Self-Leadership in Remote Work and AI Era

A person standing alone on a mountain peak, symbolizing self-leadership, courage, and inner strength.

Why Self-Leadership Is the Secret Skill for Remote Work and AI Era

It’s Monday morning. No manager is checking in, no colleague is hovering over your desk. The only thing between you and Netflix (the streaming version, not the company culture) is… you. That’s where self-leadership shows up. It’s not about a title. It’s about running your own day when nobody’s watching.


What Research Says About Self-Leadership

Researchers keep finding the same thing: people who lead themselves perform better. A 2024 study found that employees using daily self-leadership strategies—like setting goals, self-reward, and self-reminders—reported 25% higher engagement than those who didn’t. Another study showed that combining self-leadership with mindfulness training improved resilience, reduced stress, and boosted job satisfaction.

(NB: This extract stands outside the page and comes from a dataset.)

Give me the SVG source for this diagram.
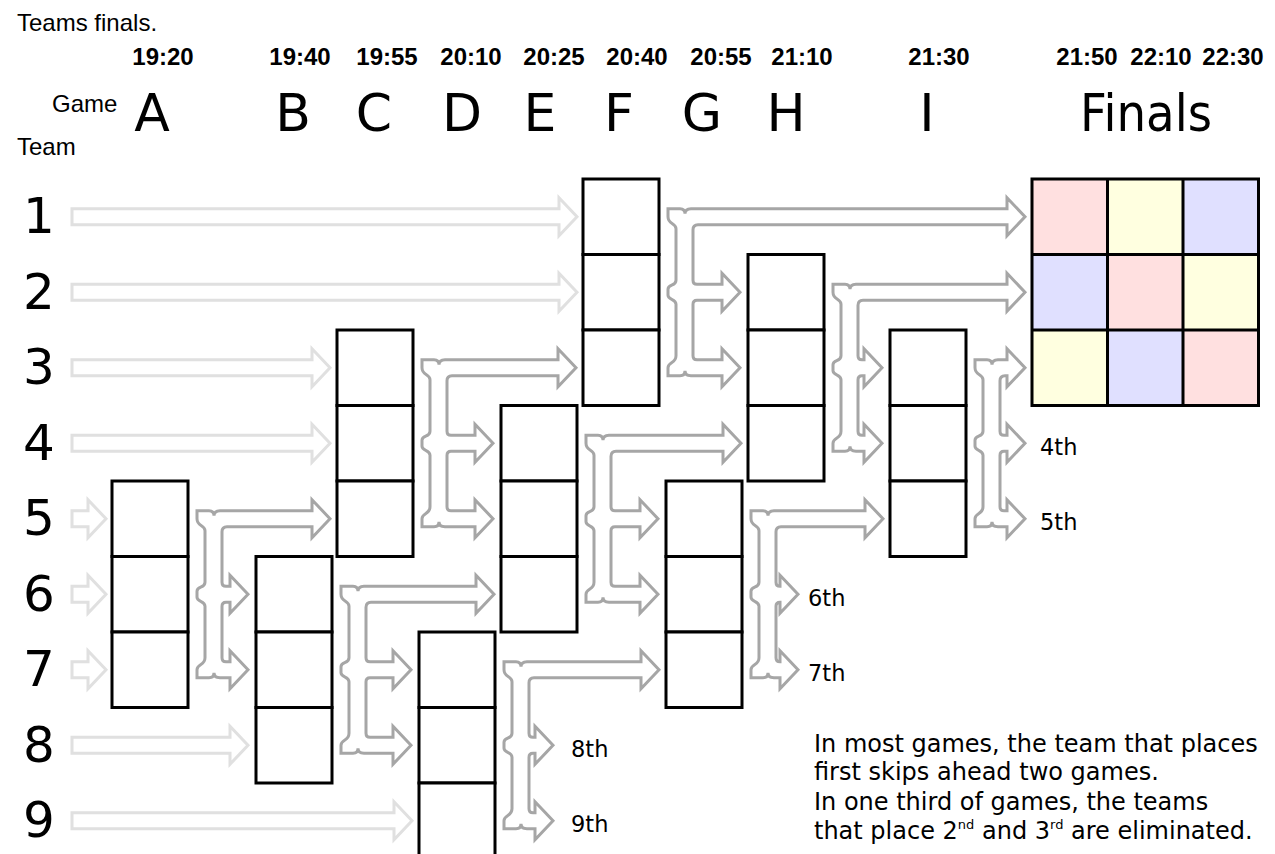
<svg xmlns="http://www.w3.org/2000/svg" width="1275" height="854" viewBox="0 0 1275 854">
<style>
.box{fill:#fff;stroke:#000;stroke-width:3}
.in{fill:#fff;stroke:#e0e0e0;stroke-width:3;stroke-linejoin:miter}
.br{fill:#fff;stroke:#a6a6a6;stroke-width:3;stroke-linejoin:miter}
.big{font-family:"DejaVu Sans",Verdana,sans-serif;font-size:52px;text-anchor:middle;fill:#000}
.num{font-family:"DejaVu Sans",Verdana,sans-serif;font-size:50px;text-anchor:middle;fill:#000}
.time{font-family:"Liberation Sans",Arial,sans-serif;font-weight:bold;font-size:24px;text-anchor:middle;fill:#000}
.lab{font-family:"Liberation Sans",Arial,sans-serif;font-size:24px;fill:#000}
.pl{font-family:"DejaVu Sans",Verdana,sans-serif;font-size:22.5px;fill:#000}
.note{font-family:"DejaVu Sans",Verdana,sans-serif;font-size:24px;fill:#000}
.pk{fill:#ffe0e0}.yl{fill:#ffffe0}.bl{fill:#e0e0ff}
</style>
<rect width="1275" height="854" fill="#fff"/>

<g id="header">
<text class="lab" x="17" y="31">Teams finals.</text>
<text class="lab" x="52" y="112">Game</text>
<text class="lab" x="17" y="155">Team</text>
<text class="time" x="163" y="65">19:20</text>
<text class="time" x="300" y="65">19:40</text>
<text class="time" x="387" y="65">19:55</text>
<text class="time" x="471" y="65">20:10</text>
<text class="time" x="554" y="65">20:25</text>
<text class="time" x="637" y="65">20:40</text>
<text class="time" x="721" y="65">20:55</text>
<text class="time" x="802" y="65">21:10</text>
<text class="time" x="939" y="65">21:30</text>
<text class="time" x="1087" y="65">21:50</text>
<text class="time" x="1161" y="65">22:10</text>
<text class="time" x="1233" y="65">22:30</text>
<text class="big" x="152" y="131">A</text>
<text class="big" x="293" y="131">B</text>
<text class="big" x="374" y="131">C</text>
<text class="big" x="462" y="131">D</text>
<text class="big" x="540" y="131">E</text>
<text class="big" x="619" y="131">F</text>
<text class="big" x="702" y="131">G</text>
<text class="big" x="786" y="131">H</text>
<text class="big" x="927" y="131">I</text>
<text class="big" x="1146" y="131" textLength="132" lengthAdjust="spacingAndGlyphs">Finals</text>
</g>

<g id="teams">
<text class="num" x="39" y="233">1</text>
<text class="num" x="39" y="309">2</text>
<text class="num" x="39" y="384">3</text>
<text class="num" x="39" y="460">4</text>
<text class="num" x="39" y="535">5</text>
<text class="num" x="39" y="611">6</text>
<text class="num" x="39" y="686">7</text>
<text class="num" x="39" y="762">8</text>
<text class="num" x="39" y="837">9</text>
</g>

<g id="connectors">
<path class="in" d="M72,208.75 H559 v-11 l18,19 l-18,19 v-11 H72 z"/>
<path class="in" d="M72,284.25 H559 v-11 l18,19 l-18,19 v-11 H72 z"/>
<path class="in" d="M72,359.75 H312 v-11 l18,19 l-18,19 v-11 H72 z"/>
<path class="in" d="M72,435.25 H312 v-11 l18,19 l-18,19 v-11 H72 z"/>
<path class="in" d="M72,510.75 H88 v-11 l18,19 l-18,19 v-11 H72 z"/>
<path class="in" d="M72,586.25 H88 v-11 l18,19 l-18,19 v-11 H72 z"/>
<path class="in" d="M72,661.75 H88 v-11 l18,19 l-18,19 v-11 H72 z"/>
<path class="in" d="M72,737.25 H230 v-11 l18,19 l-18,19 v-11 H72 z"/>
<path class="in" d="M72,812.75 H394 v-11 l18,19 l-18,19 v-11 H72 z"/>

<path id="brA" class="br" d="M197,510.75 h12 q5,0 5,5 q0,-5 6,-5 H312 v-11 l18,19 l-18,19 v-11 H227 q-5,0 -5,5 v50.5 q0,4 4,4 H230 v-11 l18,19 l-18,19 v-11 H226 q-4,0 -4,4 v51.5 q0,4 4,4 H230 v-11 l18,19 l-18,19 v-11 H220 q-6,0 -6,-5 q0,5 -5,5 H197 v-8 c0,-6 8,-4 8,-12 v-51.5 c0,-6 -8,-4 -8,-9 v-6 c0,-5 8,-3 8,-9 v-51.5 c0,-6 -8,-4 -8,-12 z"/>
<path id="brB" class="br" d="M341,586.25 h12 q5,0 5,5 q0,-5 6,-5 H476 v-11 l18,19 l-18,19 v-11 H371 q-5,0 -5,5 v50.5 q0,4 4,4 H393 v-11 l18,19 l-18,19 v-11 H370 q-4,0 -4,4 v51.5 q0,4 4,4 H393 v-11 l18,19 l-18,19 v-11 H364 q-6,0 -6,-5 q0,5 -5,5 H341 v-8 c0,-6 8,-4 8,-12 v-51.5 c0,-6 -8,-4 -8,-9 v-6 c0,-5 8,-3 8,-9 v-51.5 c0,-6 -8,-4 -8,-12 z"/>
<path id="brC" class="br" d="M422,359.75 h12 q5,0 5,5 q0,-5 6,-5 H558 v-11 l18,19 l-18,19 v-11 H452 q-5,0 -5,5 v50.5 q0,4 4,4 H475 v-11 l18,19 l-18,19 v-11 H451 q-4,0 -4,4 v51.5 q0,4 4,4 H475 v-11 l18,19 l-18,19 v-11 H445 q-6,0 -6,-5 q0,5 -5,5 H422 v-8 c0,-6 8,-4 8,-12 v-51.5 c0,-6 -8,-4 -8,-9 v-6 c0,-5 8,-3 8,-9 v-51.5 c0,-6 -8,-4 -8,-12 z"/>
<path id="brD" class="br" d="M504,661.75 h12 q5,0 5,5 q0,-5 6,-5 H641 v-11 l18,19 l-18,19 v-11 H534 q-5,0 -5,5 v50.5 q0,4 4,4 H535 v-11 l18,19 l-18,19 v-11 H533 q-4,0 -4,4 v51.5 q0,4 4,4 H535 v-11 l18,19 l-18,19 v-11 H527 q-6,0 -6,-5 q0,5 -5,5 H504 v-8 c0,-6 8,-4 8,-12 v-51.5 c0,-6 -8,-4 -8,-9 v-6 c0,-5 8,-3 8,-9 v-51.5 c0,-6 -8,-4 -8,-12 z"/>
<path id="brE" class="br" d="M586,435.25 h12 q5,0 5,5 q0,-5 6,-5 H723 v-11 l18,19 l-18,19 v-11 H616 q-5,0 -5,5 v50.5 q0,4 4,4 H640 v-11 l18,19 l-18,19 v-11 H615 q-4,0 -4,4 v51.5 q0,4 4,4 H640 v-11 l18,19 l-18,19 v-11 H609 q-6,0 -6,-5 q0,5 -5,5 H586 v-8 c0,-6 8,-4 8,-12 v-51.5 c0,-6 -8,-4 -8,-9 v-6 c0,-5 8,-3 8,-9 v-51.5 c0,-6 -8,-4 -8,-12 z"/>
<path id="brF" class="br" d="M668,208.75 h12 q5,0 5,5 q0,-5 6,-5 H1007 v-11 l18,19 l-18,19 v-11 H698 q-5,0 -5,5 v50.5 q0,4 4,4 H722 v-11 l18,19 l-18,19 v-11 H697 q-4,0 -4,4 v51.5 q0,4 4,4 H722 v-11 l18,19 l-18,19 v-11 H691 q-6,0 -6,-5 q0,5 -5,5 H668 v-8 c0,-6 8,-4 8,-12 v-51.5 c0,-6 -8,-4 -8,-9 v-6 c0,-5 8,-3 8,-9 v-51.5 c0,-6 -8,-4 -8,-12 z"/>
<path id="brG" class="br" d="M751,510.75 h12 q5,0 5,5 q0,-5 6,-5 H865 v-11 l18,19 l-18,19 v-11 H781 q-5,0 -5,5 v50.5 q0,4 4,4 H780 v-11 l18,19 l-18,19 v-11 H780 q-4,0 -4,4 v51.5 q0,4 4,4 H780 v-11 l18,19 l-18,19 v-11 H774 q-6,0 -6,-5 q0,5 -5,5 H751 v-8 c0,-6 8,-4 8,-12 v-51.5 c0,-6 -8,-4 -8,-9 v-6 c0,-5 8,-3 8,-9 v-51.5 c0,-6 -8,-4 -8,-12 z"/>
<path id="brH" class="br" d="M833,284.25 h12 q5,0 5,5 q0,-5 6,-5 H1007 v-11 l18,19 l-18,19 v-11 H863 q-5,0 -5,5 v50.5 q0,4 4,4 H864 v-11 l18,19 l-18,19 v-11 H862 q-4,0 -4,4 v51.5 q0,4 4,4 H864 v-11 l18,19 l-18,19 v-11 H856 q-6,0 -6,-5 q0,5 -5,5 H833 v-8 c0,-6 8,-4 8,-12 v-51.5 c0,-6 -8,-4 -8,-9 v-6 c0,-5 8,-3 8,-9 v-51.5 c0,-6 -8,-4 -8,-12 z"/>
<path id="brI" class="br" d="M975,359.75 h12 q5,0 5,5 q0,-5 6,-5 H1007 v-11 l18,19 l-18,19 v-11 H1005 q-5,0 -5,5 v50.5 q0,4 4,4 H1007 v-11 l18,19 l-18,19 v-11 H1004 q-4,0 -4,4 v51.5 q0,4 4,4 H1007 v-11 l18,19 l-18,19 v-11 H998 q-6,0 -6,-5 q0,5 -5,5 H975 v-8 c0,-6 8,-4 8,-12 v-51.5 c0,-6 -8,-4 -8,-9 v-6 c0,-5 8,-3 8,-9 v-51.5 c0,-6 -8,-4 -8,-12 z"/>
</g>

<g id="gameA"><rect class="box" x="112" y="481" width="76" height="75.5"/><rect class="box" x="112" y="556.5" width="76" height="75.5"/><rect class="box" x="112" y="632" width="76" height="75.5"/></g>
<g id="gameB"><rect class="box" x="256" y="556.5" width="76" height="75.5"/><rect class="box" x="256" y="632" width="76" height="75.5"/><rect class="box" x="256" y="707.5" width="76" height="75.5"/></g>
<g id="gameC"><rect class="box" x="337" y="330" width="76" height="75.5"/><rect class="box" x="337" y="405.5" width="76" height="75.5"/><rect class="box" x="337" y="481" width="76" height="75.5"/></g>
<g id="gameD"><rect class="box" x="419" y="632" width="76" height="75.5"/><rect class="box" x="419" y="707.5" width="76" height="75.5"/><rect class="box" x="419" y="783" width="76" height="75.5"/></g>
<g id="gameE"><rect class="box" x="501" y="405.5" width="76" height="75.5"/><rect class="box" x="501" y="481" width="76" height="75.5"/><rect class="box" x="501" y="556.5" width="76" height="75.5"/></g>
<g id="gameF"><rect class="box" x="583" y="179" width="76" height="75.5"/><rect class="box" x="583" y="254.5" width="76" height="75.5"/><rect class="box" x="583" y="330" width="76" height="75.5"/></g>
<g id="gameG"><rect class="box" x="666" y="481" width="76" height="75.5"/><rect class="box" x="666" y="556.5" width="76" height="75.5"/><rect class="box" x="666" y="632" width="76" height="75.5"/></g>
<g id="gameH"><rect class="box" x="748" y="254.5" width="76" height="75.5"/><rect class="box" x="748" y="330" width="76" height="75.5"/><rect class="box" x="748" y="405.5" width="76" height="75.5"/></g>
<g id="gameI"><rect class="box" x="890" y="330" width="76" height="75.5"/><rect class="box" x="890" y="405.5" width="76" height="75.5"/><rect class="box" x="890" y="481" width="76" height="75.5"/></g>

<g id="finals">
<rect class="pk" x="1032" y="179" width="75.5" height="75.5"/>
<rect class="yl" x="1107.5" y="179" width="75.5" height="75.5"/>
<rect class="bl" x="1183" y="179" width="75.5" height="75.5"/>
<rect class="bl" x="1032" y="254.5" width="75.5" height="75.5"/>
<rect class="pk" x="1107.5" y="254.5" width="75.5" height="75.5"/>
<rect class="yl" x="1183" y="254.5" width="75.5" height="75.5"/>
<rect class="yl" x="1032" y="330" width="75.5" height="75.5"/>
<rect class="bl" x="1107.5" y="330" width="75.5" height="75.5"/>
<rect class="pk" x="1183" y="330" width="75.5" height="75.5"/>
<g fill="none" stroke="#000" stroke-width="3">
<rect x="1032" y="179" width="226.5" height="226.5"/>
<path d="M1107.5,179 V405.5 M1183,179 V405.5 M1032,254.5 H1258.5 M1032,330 H1258.5"/>
</g>
</g>

<g id="places">
<text class="pl" x="1040" y="455">4th</text>
<text class="pl" x="1040" y="530">5th</text>
<text class="pl" x="808" y="606">6th</text>
<text class="pl" x="808" y="681">7th</text>
<text class="pl" x="571" y="757">8th</text>
<text class="pl" x="571" y="832">9th</text>
</g>

<g id="note">
<text class="note" x="814" y="752">In most games, the team that places</text>
<text class="note" x="814" y="780">first skips ahead two games.</text>
<text class="note" x="814" y="810">In one third of games, the teams</text>
<text class="note" x="814" y="839">that place 2<tspan font-size="13" dy="-10">nd</tspan><tspan dy="10"> and 3</tspan><tspan font-size="13" dy="-10">rd</tspan><tspan dy="10"> are eliminated.</tspan></text>
</g>
</svg>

So yes, being your own boss doesn’t just make you productive—it also makes you happier and healthier.


Google, Netflix, and the Freedom Culture

Big companies know this. Google once gave employees the famous “20% time” to chase their own ideas. Gmail came out of that freedom. Netflix built its culture on “Freedom and Responsibility,” which basically means: act like an adult, own your work, and don’t wait for someone else to manage you.

For both companies, self-leadership became the fuel for innovation and growth.


Remote Work: Where Self-Leadership Becomes Survival

If you want to see self-leadership in remote work up close, look at startups.

  • GitLab, one of the world’s largest all-remote companies, expects every employee to own outcomes, not just tasks. With thousands of people spread across time zones, there’s no manager breathing down your neck on Zoom.
  • Basecamp is another remote-first pioneer. Their culture is built on calm productivity and autonomy. Without people practicing self-leadership, the system would collapse.

This is why “remote work productivity” and self-leadership are almost the same thing.


Practicing Self-Leadership Without the Drama

Don’t imagine a TED Talk in the mirror. Think smaller:

  • Pick your top three tasks before opening email.
  • Close Slack when you need focus.
  • Reward yourself with a coffee walk when you actually finish something.

That’s self-leadership. No corner office required.


Why It Matters in the Age of AI

Automation and AI will keep reshaping jobs. Machines handle repetition. Humans bring creativity, empathy, and judgment. Leading yourself means focusing on those uniquely human strengths—the things AI can’t replace.

That’s why self-leadership in the AI era is more than a buzzword. It’s the edge that keeps you valuable.


Final Thought

Maybe leadership isn’t about titles anymore. Maybe it’s about choices: how you set your goals, how you manage your focus, how you hold yourself accountable. Everyone can be a leader—and in times like these, everyone must.